Reduce the value of MinSpareServers (default 5) to 3 and MaxSpareServers (default 10) to 5 in your Apache config.
Tune MySQL to trade speed for less memory usage.
Also, increase the size of your swap partition (or add a second one). I know that the rule of thumb is swap = 2 * physical, but with what you're trying to run, 128MB of swap just isn't enough. I have 256MB of swap on my Linode 64 - this is what caker recommends.
> * Reconfigure Apache so it doesn't load any module that you aren't using - lots of distros configure it with a bunch of stuff, just in case.
Reduce the value of MinSpareServers (default 5) to 3 and MaxSpareServers (default 10) to 5 in your Apache config.
Tune MySQL to trade speed for less memory usage.
I see what you mean. I will make those changes.
> Also, increase the size of your swap partition (or add a second one). I know that the rule of thumb is swap = 2 * physical, but with what you're trying to run, 128MB of swap just isn't enough. I have 256MB of swap on my Linode 64 - this is what caker recommends.

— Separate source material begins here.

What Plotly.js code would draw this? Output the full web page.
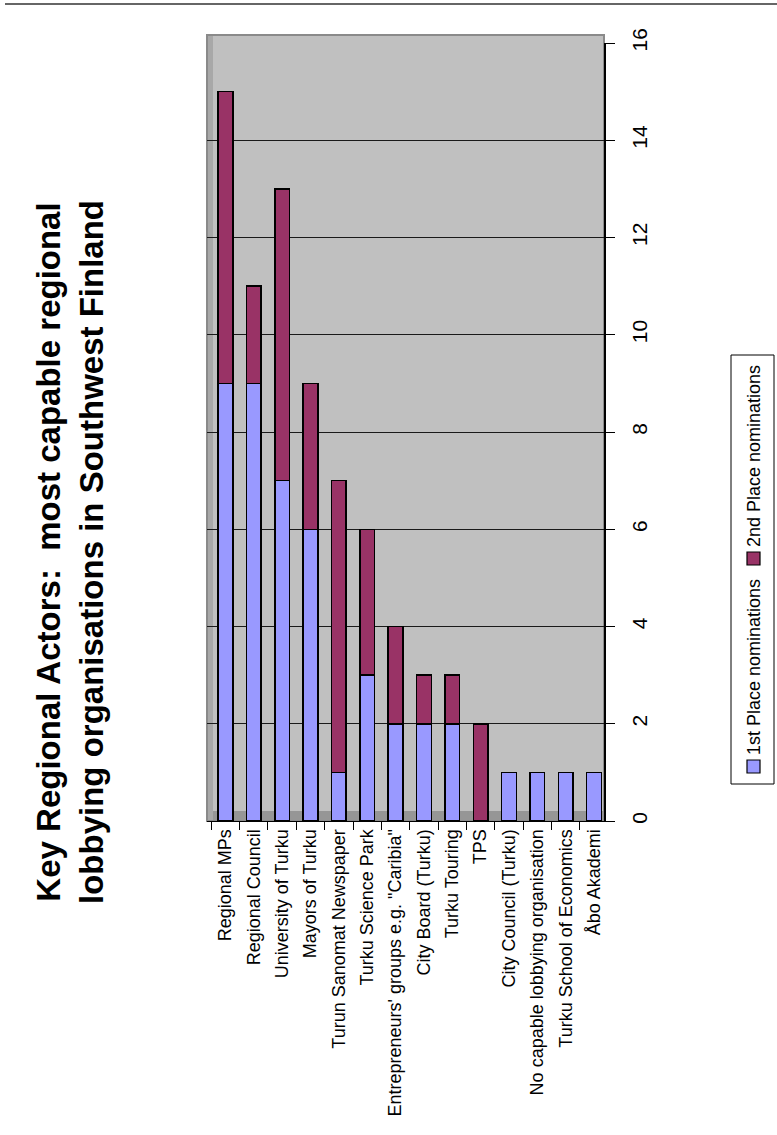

Ah, right! I used to admin another Linode, and I think we used to have 256Mb swap, so that's why it never had problems. I'll reorganize the partitions today.
Thanks a lot for the help!
jp
I had to do this on a (real) FC2 box. mysql kept creating threads. Might be worth a shot..
-Chris
-Chris
After putting 128Mb more for swap and changing the apache and mysql configs, my linode went through two nights without any problems. The logs show no process being killed.
BTW, it seems like switching to 2.6 was a good idea too (with 2.4, I don't remember having anything in the logs telling explicitly what happened).
Thanks!
jp